Three of the most common and consistently publicly available metrics to measure efficiency include:
CAC Payback Period: How many months does it take to recoup the cost of acquiring a customer?
CAC Payback Period is measured as Sales and Marketing costs divided by Revenue Additions, and adjusted by Gross Margin.
Here’s how I do it:
Sales and Marketing costs are measured on a TTM basis, but lagged by one quarter (so you skip a quarter, then sum the trailing four quarters of costs). This timeframe smoothes for seasonality and recognizes the lead time required to generate pipeline.
Revenue is measured as the year-on-year change in the most recent quarter’s sales (so for Q2 of 2024 you’d subtract out Q2 of 2023’s revenue to get the increase), and then multiplied by four to arrive at an annualized revenue increase (e.g., ARR Additions).
Gross margin is taken as a % from the most recent quarter (e.g., 82%) to represent the current cost to serve a customer
Revenue per Employee: On a per head basis, how much in sales does the company generate each year?
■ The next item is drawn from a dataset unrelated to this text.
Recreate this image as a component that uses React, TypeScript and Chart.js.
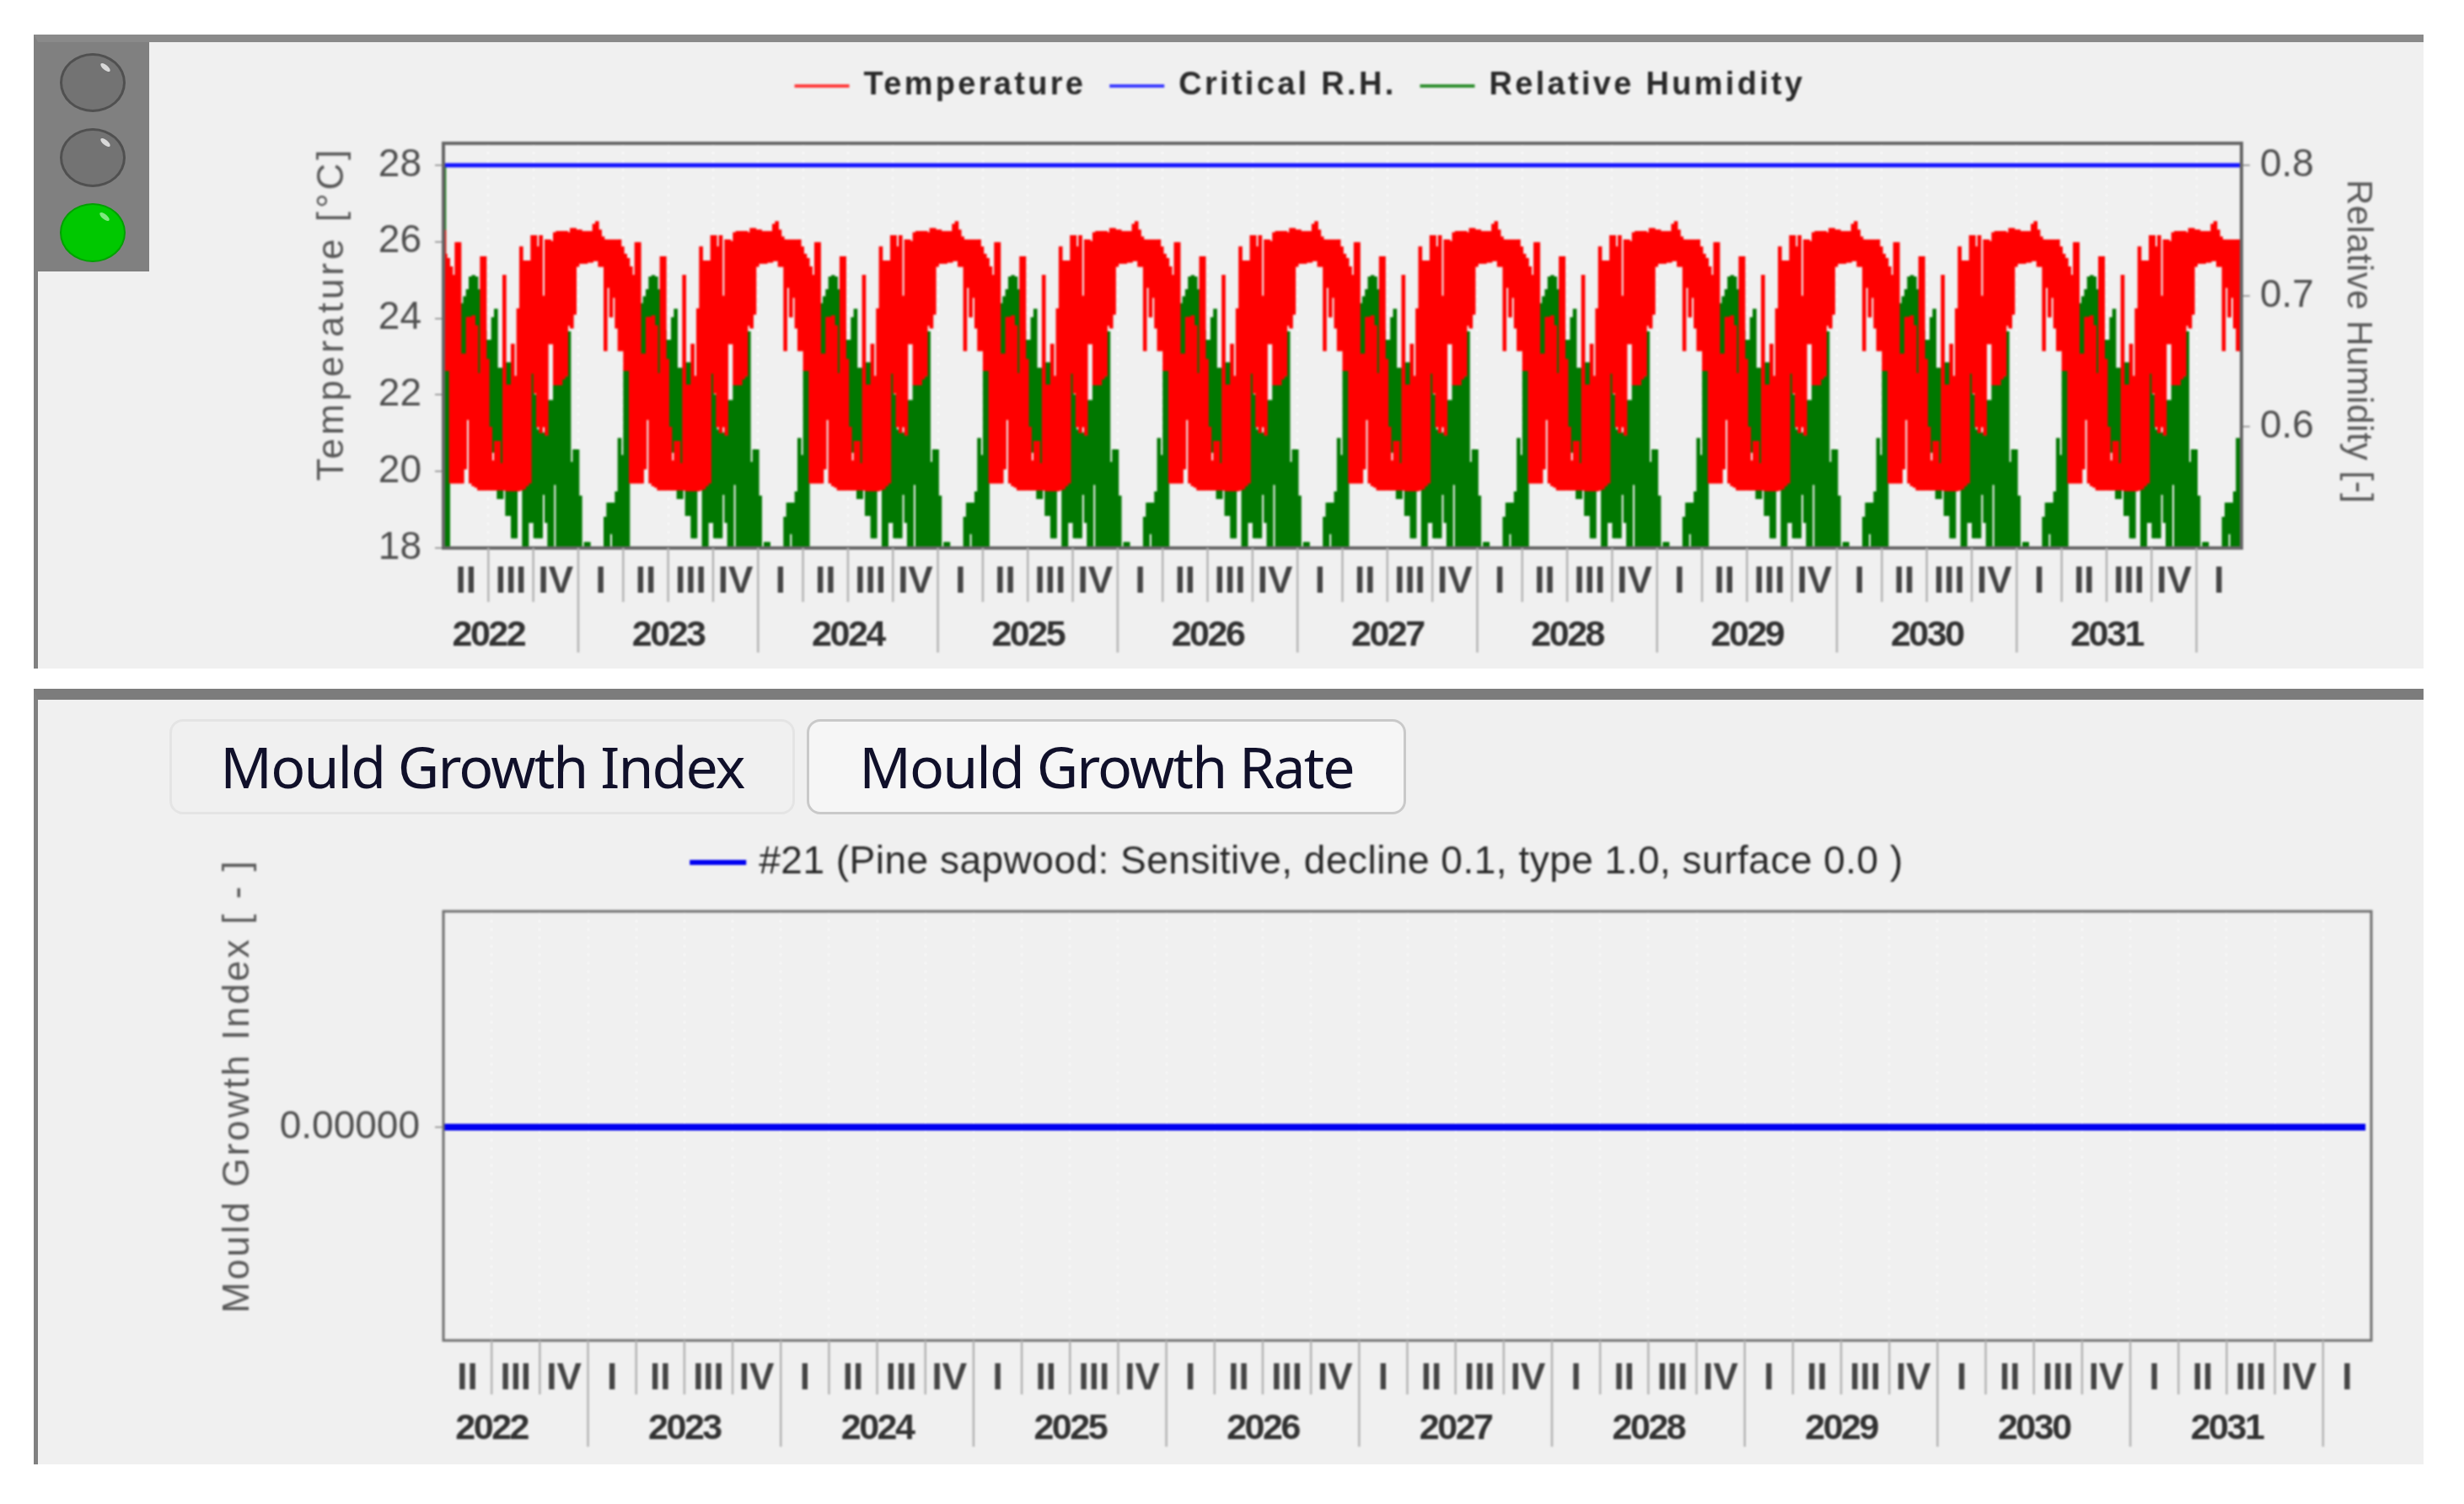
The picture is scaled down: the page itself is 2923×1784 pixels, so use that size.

The rule of thumb is public companies should be doing north of $450k per employee at scale. This is simple division. And I believe it cuts through all the noise - there’s nowhere to hide.
Revenue per Employee is calculated as: (TTM Revenue / Total Current Employees)
Rule of 40: How does a company balance topline growth with bottom line efficiency? It’s the sum of the company’s revenue growth rate and EBITDA Margin. Netting the two should get you above 40 to pass the test.
Rule of 40 is calculated as: TTM Revenue Growth % + TTM Adjusted EBITDA Margin %
A few other notes on efficiency metrics:
Net Dollar Retention is another great measure of efficiency, but many companies have stopped quoting it as an exact number, choosing instead to disclose if it’s above or below a threshold once a year. It’s also uncommon for some types of companies, like marketplaces, to report it at all.
Most public companies don’t report net new ARR, and not all revenue is “recurring”, so I’m doing my best to approximate using changes in reported GAAP revenue. I admit this is a “stricter” view, as it is measuring change in net revenue.
Operating Expenditures
Decreasing your OPEX relative to revenue demonstrates Operating Leverage, and leaves more dollars to drop to the bottom line, as companies strive to achieve +25% profitability at scale.
The most common buckets companies put their operating costs into are:
Cost of Goods Sold: Customer Support employees, infrastructure to host your business online, API tolls, and banking fees if you are a FinTech.
Sales & Marketing: Sales and Marketing employees, advertising spend, demand gen spend, events, conferences, tools
Research & Development: Product and Engineering employees, development expenses, tools
General & Administrative: Finance, HR, and IT employees… and everything else. Or as I like to call myself “Strategic Backoffice Overhead”
All of these are taken on a Gaap basis and therefore INCLUDE stock based comp, a non cash expense.